The exercise: Copy word for word the lines in the records below, starting at the line with "Clone this chart in seaborn and matplotlib." and ending at the line with "padding=7, fontsize=16, color=ink)". Skip the pictures.

Recorded data:

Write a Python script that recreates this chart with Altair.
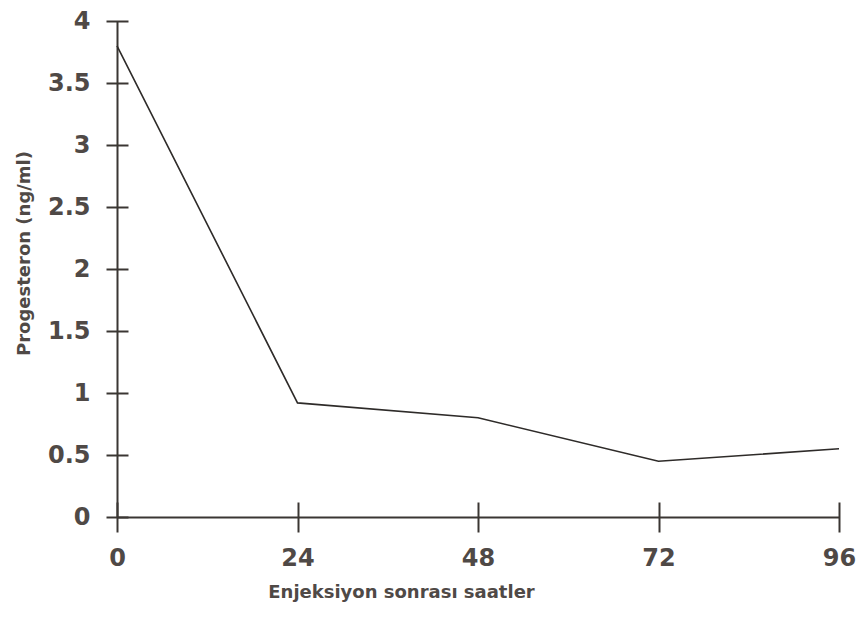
import altair as alt
import pandas as pd

hours = [0, 24, 48, 72, 96]
progesterone = [3.8, 0.92, 0.8, 0.45, 0.55]
x_ticks = [0, 24, 48, 72, 96]
y_ticks = [0, 0.5, 1, 1.5, 2, 2.5, 3, 3.5, 4]

df = pd.DataFrame({"saat": hours, "prog": progesterone})

TXT = "#4f4946"
AX = "#3a3633"
FONT = "DejaVu Sans"

x_scale = alt.Scale(domain=[0, 96], nice=False, zero=False)
y_scale = alt.Scale(domain=[0, 4], nice=False)

main = alt.Chart(df).mark_line(color="#2e2b29", strokeWidth=1.6).encode(
    x=alt.X("saat:Q", scale=x_scale,
            axis=alt.Axis(values=x_ticks, ticks=False, grid=False, domainColor=AX, domainWidth=2,
                          labelFont=FONT, labelFontSize=24, labelColor=TXT, labelFontWeight="bold",
                          labelPadding=29, labelFlush=False,
                          title="Enjeksiyon sonrası saatler", titleFont=FONT, titleFontSize=18,
                          titleColor=TXT, titleFontWeight="bold", titleX=284, titleY=75,
                          titleBaseline="middle", titleAlign="center")),
    y=alt.Y("prog:Q", scale=y_scale,
            axis=alt.Axis(values=y_ticks, ticks=False, grid=False, domainColor=AX, domainWidth=2,
                          labelFont=FONT, labelFontSize=24, labelColor=TXT, labelFontWeight="bold",
                          labelPadding=27, labelFlush=False, format="~g",
                          title="Progesteron (ng/ml)", titleFont=FONT, titleFontSize=18,
                          titleColor=TXT, titleFontWeight="bold", titleX=-93, titleY=232,
                          titleBaseline="middle", titleAlign="center", titleAngle=270)),
)

ticks = alt.Chart(df).mark_point(opacity=0).encode(
    x=alt.X("saat:Q", scale=x_scale,
            axis=alt.Axis(orient="bottom", values=x_ticks, offset=-15, tickSize=30, tickWidth=2,
                          tickColor=AX, domain=False, labels=False, grid=False, title="")),
    y=alt.Y("prog:Q", scale=y_scale,
            axis=alt.Axis(orient="left", values=y_ticks, offset=-11, tickSize=22, tickWidth=2,
                          tickColor=AX, domain=False, labels=False, grid=False, title="")),
)

chart = alt.layer(main, ticks).resolve_axis(x="independent", y="independent").properties(
    width=722, height=496,
    autosize=alt.AutoSizeParams(type="none"),
    padding={"left": 109, "top": 13, "right": 18, "bottom": 95},
    view=alt.ViewBackground(strokeOpacity=0, strokeWidth=0),
).configure_view(strokeOpacity=0, strokeWidth=0).configure(background="white")

chart.save("out.html", embed_options={"renderer": "svg", "actions": False})
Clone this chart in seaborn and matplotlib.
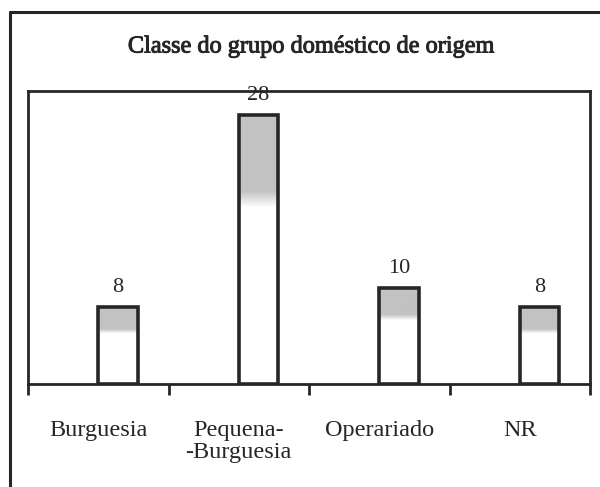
import numpy as np
import pandas as pd
import matplotlib
matplotlib.use('Agg')
import matplotlib.pyplot as plt
import matplotlib.patheffects as pe
from matplotlib.colors import LinearSegmentedColormap
from matplotlib.lines import Line2D
import seaborn as sns

categories = ['Burguesia', 'Pequena-\n-Burguesia', 'Operariado', 'NR']
values = [8, 28, 10, 8]
title = 'Classe do grupo doméstico de origem'

df = pd.DataFrame({'classe': categories, 'n': values})

sns.set_style('white')
plt.rcParams['font.family'] = ['Liberation Serif', 'DejaVu Serif']
ink = '#262626'

fig = plt.figure(figsize=(6, 4.87), dpi=100)
ax = fig.add_axes([28/600, 1-384/487, 562/600, 293/487])

sns.barplot(data=df, x='classe', y='n', width=0.28, color='white',
            edgecolor=ink, linewidth=2.6, ax=ax, zorder=3)

# bars sit to the right of the category centre, grey shading at the top
shade = LinearSegmentedColormap.from_list('shade', ['#ffffff', '#c2c2c2'])
for p in ax.patches:
    p.set_x(p.get_x() + p.get_width()/2)
    p.set_facecolor('none')
    x0, w, h = p.get_x(), p.get_width(), p.get_height()
    prof = np.clip((np.linspace(0, 1, 80) - 0.66) / 0.06, 0, 1)[:, None]
    im = ax.imshow(prof, extent=[x0, x0+w, 0, h], origin='lower', aspect='auto',
                   cmap=shade, vmin=0, vmax=1, zorder=2, interpolation='bilinear')
    im.set_clip_path(p)

ax.bar_label(ax.containers[0], padding=7, fontsize=16, color=ink)

ax.set_xlim(-0.5, 3.5)
ax.set_ylim(0, 30.5)
ax.set_xlabel('')
ax.set_ylabel('')
ax.set_yticks([])
ax.set_xticks(range(len(categories)))
ax.set_xticklabels(categories, fontsize=17.5, color=ink)
for t in ax.get_xticklabels():
    t.set_linespacing(1.05)
ax.set_xticks(np.arange(-0.5, 4, 1), minor=True)
ax.tick_params(axis='x', which='major', bottom=True, length=0, pad=26)
ax.tick_params(axis='x', which='minor', bottom=True, length=8, width=2,
               color=ink, direction='out')
for s in ax.spines.values():
    s.set_visible(True)
    s.set_color(ink)
    s.set_linewidth(2)
ax.set_facecolor('white')

# outer frame of the page
fy = 1 - 12/487
fx = 10/600
fig.add_artist(Line2D([fx, 1], [fy, fy], transform=fig.transFigure, color=ink, lw=2.2))
fig.add_artist(Line2D([fx, fx], [0, fy], transform=fig.transFigure, color=ink, lw=2.2))

fig.text(311/600, 1-47/487, title, ha='center', va='center', fontsize=17.5, color=ink,
         path_effects=[pe.withStroke(linewidth=0.7, foreground=ink)])

fig.savefig('out.png', dpi=100, facecolor='white')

Response to the task:
Clone this chart in seaborn and matplotlib.
import numpy as np
import pandas as pd
import matplotlib
matplotlib.use('Agg')
import matplotlib.pyplot as plt
import matplotlib.patheffects as pe
from matplotlib.colors import LinearSegmentedColormap
from matplotlib.lines import Line2D
import seaborn as sns

categories = ['Burguesia', 'Pequena-\n-Burguesia', 'Operariado', 'NR']
values = [8, 28, 10, 8]
title = 'Classe do grupo doméstico de origem'

df = pd.DataFrame({'classe': categories, 'n': values})

sns.set_style('white')
plt.rcParams['font.family'] = ['Liberation Serif', 'DejaVu Serif']
ink = '#262626'

fig = plt.figure(figsize=(6, 4.87), dpi=100)
ax = fig.add_axes([28/600, 1-384/487, 562/600, 293/487])

sns.barplot(data=df, x='classe', y='n', width=0.28, color='white',
            edgecolor=ink, linewidth=2.6, ax=ax, zorder=3)

# bars sit to the right of the category centre, grey shading at the top
shade = LinearSegmentedColormap.from_list('shade', ['#ffffff', '#c2c2c2'])
for p in ax.patches:
    p.set_x(p.get_x() + p.get_width()/2)
    p.set_facecolor('none')
    x0, w, h = p.get_x(), p.get_width(), p.get_height()
    prof = np.clip((np.linspace(0, 1, 80) - 0.66) / 0.06, 0, 1)[:, None]
    im = ax.imshow(prof, extent=[x0, x0+w, 0, h], origin='lower', aspect='auto',
                   cmap=shade, vmin=0, vmax=1, zorder=2, interpolation='bilinear')
    im.set_clip_path(p)

ax.bar_label(ax.containers[0], padding=7, fontsize=16, color=ink)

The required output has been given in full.